Adding pavement, curbs, gutters, landscaping and lights to a downtown parking lot is a $267,000 job, and now it's time to figure out how to pay for it.
Eliminating 34 parking spaces from a downtown parking lot will cost the city more than $250,000, and it's up to the city's Downtown Advisory Board to recommend who should pick up the tab.
Wednesday morning, board members kicked around ideas for financing the estimated $266,995 reconstruction of a 142-space city parking lot along the east side of New Hampshire Street, midway between Eighth and Ninth streets.
By dropping its capacity to 108 vehicles, the gravel lot would get new pavement, curbs, gutters, landscaping and lights -- all changes intended to convince downtown employees to park off Massachusetts Street, and in turn open up more prime spaces for downtown shoppers and visitors.
As noted in Wednesday's discussions, the city likely will pay for half of the upgrade work, but the rest remains unclear. Board members asked city staffers to draw up a variety of possible scenarios for splitting up an estimated $150,000 worth of project costs.
One plan would charge ``special assessments'' only to properties in the same block as the lot, plus those along the west side of New Hampshire, between Eighth and Ninth. Another would charge properties as far away as the west side of Massachusetts, plus a half-block south of Ninth and a half-block north of Eighth.

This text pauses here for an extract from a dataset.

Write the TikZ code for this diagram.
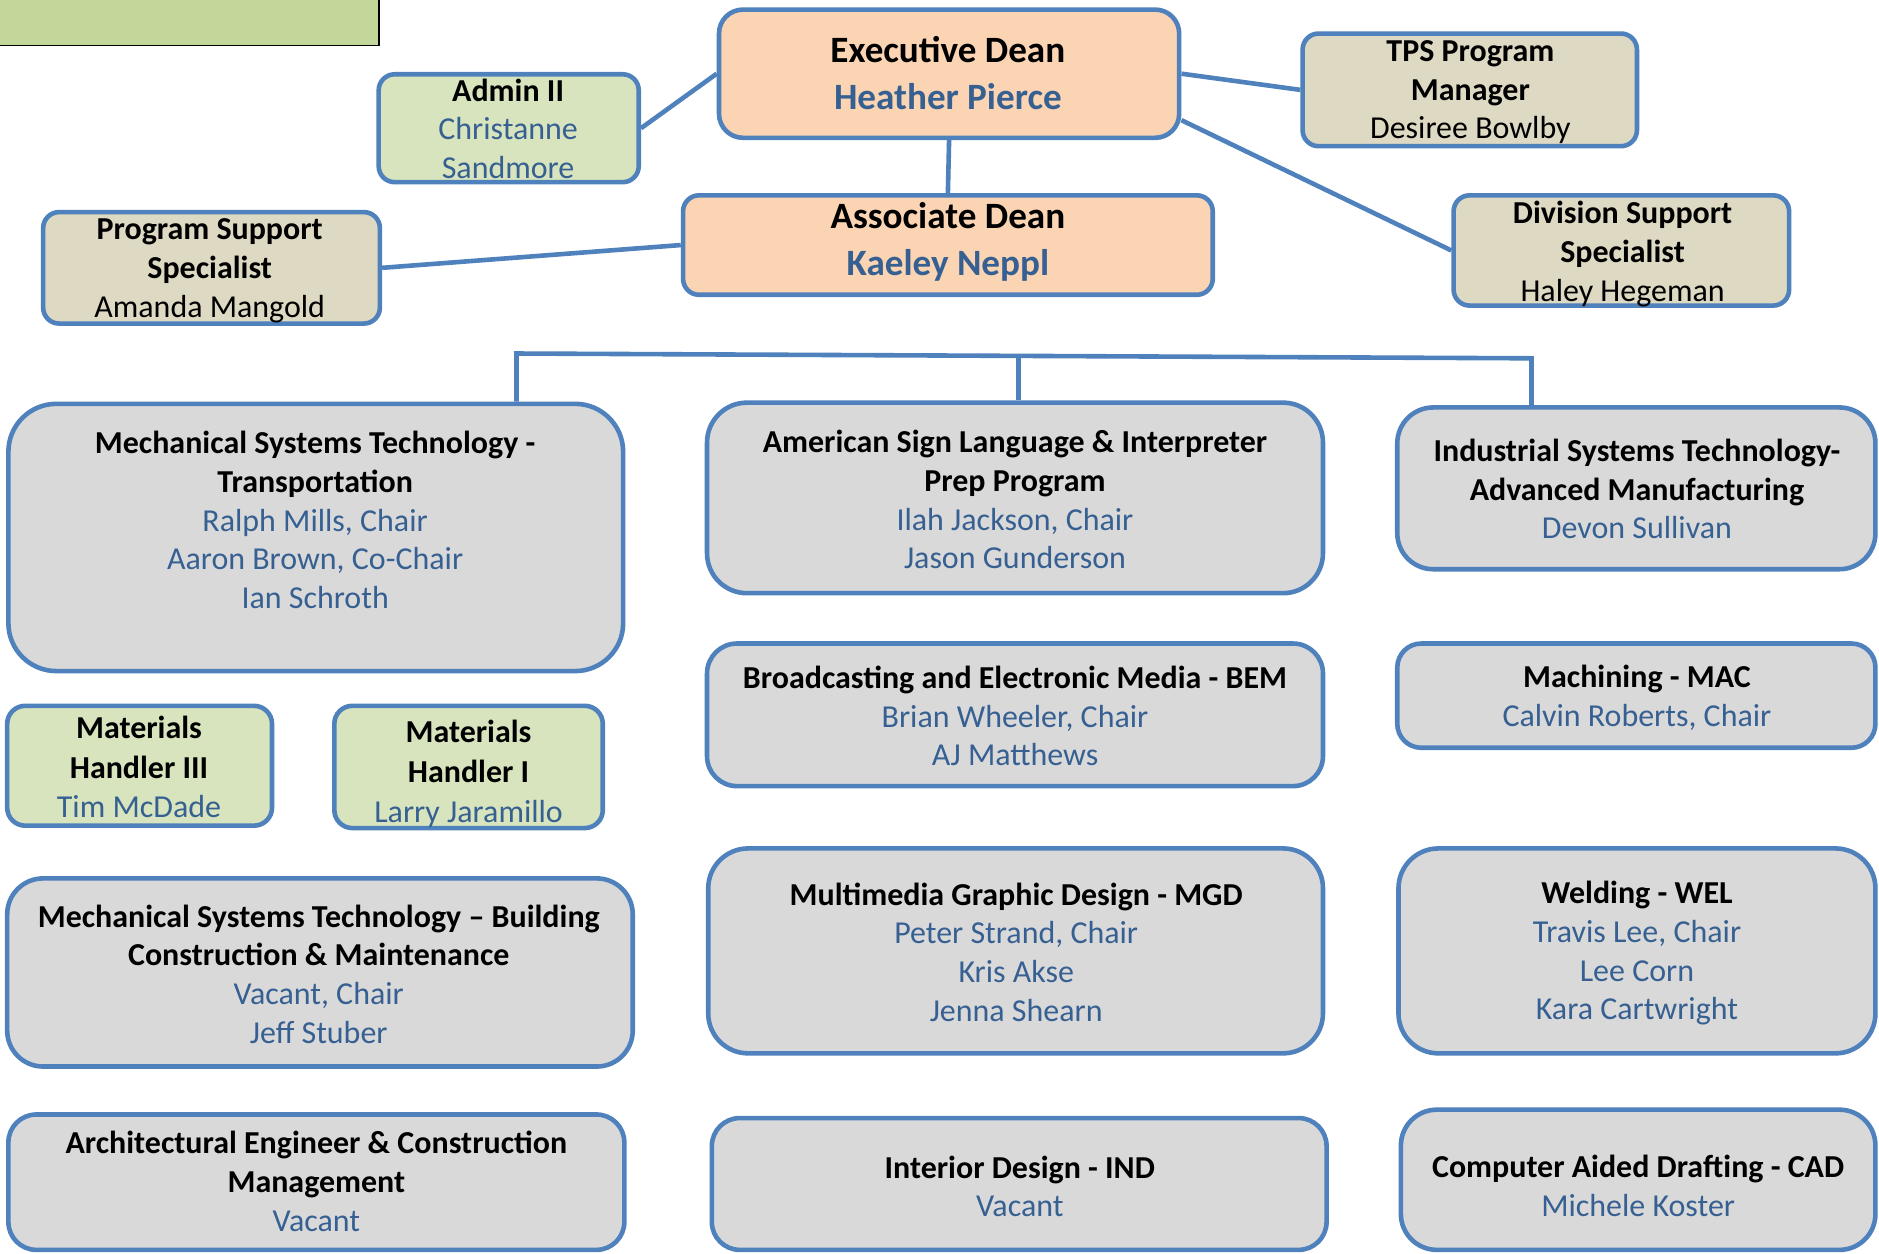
\documentclass[tikz,border=0pt]{standalone}
\usepackage{fontspec}
\setmainfont{Carlito}
\usetikzlibrary{fit,calc}
\definecolor{bord}{HTML}{4F81BD}
\definecolor{namec}{HTML}{376092}
\definecolor{peach}{HTML}{FBD4B4}
\definecolor{lgreen}{HTML}{D7E4BD}
\definecolor{tan}{HTML}{DDD9C3}
\definecolor{lgray}{HTML}{D9D9D9}
\definecolor{olive}{HTML}{C4D79B}
\tikzset{
  box/.style={draw=bord, line width=2.3pt, inner sep=0pt},
  conn/.style={draw=bord, line width=2.3pt},
  txt/.style={align=center, font=\fontsize{16}{19.4}\selectfont, inner sep=0pt},
  bigtxt/.style={align=center, font=\fontsize{18.6}{23.4}\selectfont\bfseries, inner sep=0pt},
}
\newcommand{\nm}[1]{{\mdseries\color{namec}#1}}
\begin{document}
\begin{tikzpicture}[x=0.6pt,y=-0.6pt]
\useasboundingbox (0,0) rectangle (1568,1046);
\clip (0,0) rectangle (1568,1046);
\fill[white] (0,0) rectangle (1568,1046);
% top-left plain rectangle
\draw[fill=olive, line width=0.9pt] (-5,-5) rectangle (316,38);

% ---- top level
\node[box, fill=peach, rounded corners=12pt, fit={(600,8) (984,115)}] (exec) {};
\node[bigtxt] (execT) at (791,61) {Executive Dean\\\color{namec}Heather Pierce};

\node[box, fill=lgreen, rounded corners=8pt, fit={(316,62) (533,152)}] (adm) {};
\node[txt] (admT) at (424,107.5) {\textbf{Admin II}\\\nm{Christanne}\\\nm{Sandmore}};

\node[box, fill=tan, rounded corners=8pt, fit={(1087,28) (1366,122)}] (tps) {};
\node[txt] (tpsT) at (1227,77) {\textbf{TPS Program}\\\textbf{Manager}\\Desiree Bowlby};

\node[box, fill=peach, rounded corners=8pt, fit={(570,163) (1012,246)}] (assoc) {};
\node[bigtxt] (assocT) at (791,202) {Associate Dean\\\color{namec}Kaeley Neppl};

\node[box, fill=tan, rounded corners=8pt, fit={(36,177) (317,270)}] (pss) {};
\node[txt] (pssT) at (175,226) {\textbf{Program Support}\\\textbf{Specialist}\\Amanda Mangold};

\node[box, fill=tan, rounded corners=8pt, fit={(1213,163) (1493,255)}] (dss) {};
\node[txt] (dssT) at (1354,212) {\textbf{Division Support}\\\textbf{Specialist}\\Haley Hegeman};

% ---- departments
\node[box, fill=lgray, rounded corners=24pt, fit={(7,337) (520,560)}] (mstt) {};
\node[txt] (msttT) at (263,434) {\textbf{Mechanical Systems Technology -}\\\textbf{Transportation}\\\nm{Ralph Mills, Chair}\\\nm{Aaron Brown, Co-Chair}\\\nm{Ian Schroth}};

\node[box, fill=lgray, rounded corners=20pt, fit={(590,336) (1104,495)}] (asl) {};
\node[txt] (aslT) at (847,417) {\textbf{American Sign Language \& Interpreter}\\\textbf{Prep Program}\\\nm{Ilah Jackson, Chair}\\\nm{Jason Gunderson}};

\node[box, fill=lgray, rounded corners=18pt, fit={(1166,340) (1565,475)}] (ist) {};
\node[txt] (istT) at (1366,408) {\textbf{Industrial Systems Technology-}\\\textbf{Advanced Manufacturing}\\\nm{Devon Sullivan}};

\node[box, fill=lgreen, rounded corners=9pt, fit={(6,589) (227,689)}] (mh3) {};
\node[txt, font=\fontsize{16}{20}\selectfont] (mh3T) at (116,640) {\textbf{Materials}\\\textbf{Handler III}\\\nm{Tim McDade}};

\node[box, fill=lgreen, rounded corners=9pt, fit={(279,589) (503,691)}] (mh1) {};
\node[txt, font=\fontsize{16}{20}\selectfont] (mh1T) at (391,645.5) {\textbf{Materials}\\\textbf{Handler I}\\\nm{Larry Jaramillo}};

\node[box, fill=lgray, rounded corners=15pt, fit={(590,537) (1104,656)}] (bem) {};
\node[txt] (bemT) at (847,597.5) {\textbf{Broadcasting and Electronic Media - BEM}\\\nm{Brian Wheeler, Chair}\\\nm{AJ Matthews}};

\node[box, fill=lgray, rounded corners=12pt, fit={(1166,537) (1565,624)}] (mac) {};
\node[txt] (macT) at (1366,582.5) {\textbf{Machining - MAC}\\\nm{Calvin Roberts, Chair}};

\node[box, fill=lgray, rounded corners=18pt, fit={(6,733) (528,890)}] (mstb) {};
\node[txt] (mstbT) at (266,813) {\textbf{Mechanical Systems Technology -- Building}\\\textbf{Construction \& Maintenance}\\\nm{Vacant, Chair}\\\nm{Jeff Stuber}};

\node[box, fill=lgray, rounded corners=20pt, fit={(591,708) (1104,879)}] (mgd) {};
\node[txt] (mgdT) at (848,794.5) {\textbf{Multimedia Graphic Design - MGD}\\\nm{Peter Strand, Chair}\\\nm{Kris Akse}\\\nm{Jenna Shearn}};

\node[box, fill=lgray, rounded corners=20pt, fit={(1167,708) (1565,879)}] (wel) {};
\node[txt] (welT) at (1366,795.5) {\textbf{Welding - WEL}\\\nm{Travis Lee, Chair}\\\nm{Lee Corn}\\\nm{Kara Cartwright}};

\node[box, fill=lgray, rounded corners=14pt, fit={(7,930) (521,1043)}] (arch) {};
\node[txt] (archT) at (264,986) {\textbf{Architectural Engineer \& Construction}\\\textbf{Management}\\\nm{Vacant}};

\node[box, fill=lgray, rounded corners=14pt, fit={(594,933) (1107,1043)}] (ind) {};
\node[txt] (indT) at (851,990) {\textbf{Interior Design - IND}\\\nm{Vacant}};

\node[box, fill=lgray, rounded corners=18pt, fit={(1169,926) (1565,1043)}] (cad) {};
\node[txt] (cadT) at (1367,989.5) {\textbf{Computer Aided Drafting - CAD}\\\nm{Michele Koster}};

% ---- connectors
\draw[conn] (adm.east) -- (exec.west);
\draw[conn] (exec.east) -- (tps.west);
\draw[conn] ($(exec.east)!0.7!(exec.south east)$) -- (dss.west);
\draw[conn] (exec.south) -- (assoc.north);
\draw[conn] (pss.east) -- (assoc.west);

\coordinate (bL) at (431,295);
\coordinate (bM) at (850,297);
\coordinate (bR) at (1278,299);
\draw[conn] (mstt.north -| bL) -- (bL) -- (bR) -- (ist.north -| bR);
\draw[conn] (bM) -- (asl.north -| bM);
\end{tikzpicture}
\end{document}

``I don't think that's too far away at all,'' said Deb Brewer, a member of the board.
Board members will wait until later this month to review the scenarios, but they did agree on one thing: Owners of residential properties along the east side of Rhode Island should not be charged special assessments.
City Manager Mike Wildgen went even further, saying that properties south of Ninth Street also should be left out, given the presence of residential properties.
``There's no reason to spend energy on that,'' Wildgen said. ``We're just picking a fight that's a guaranteed loser.''
Once determined, the board plans to pass along its recommendations to Lawrence city commissioners, who would make the final decisions regarding the project.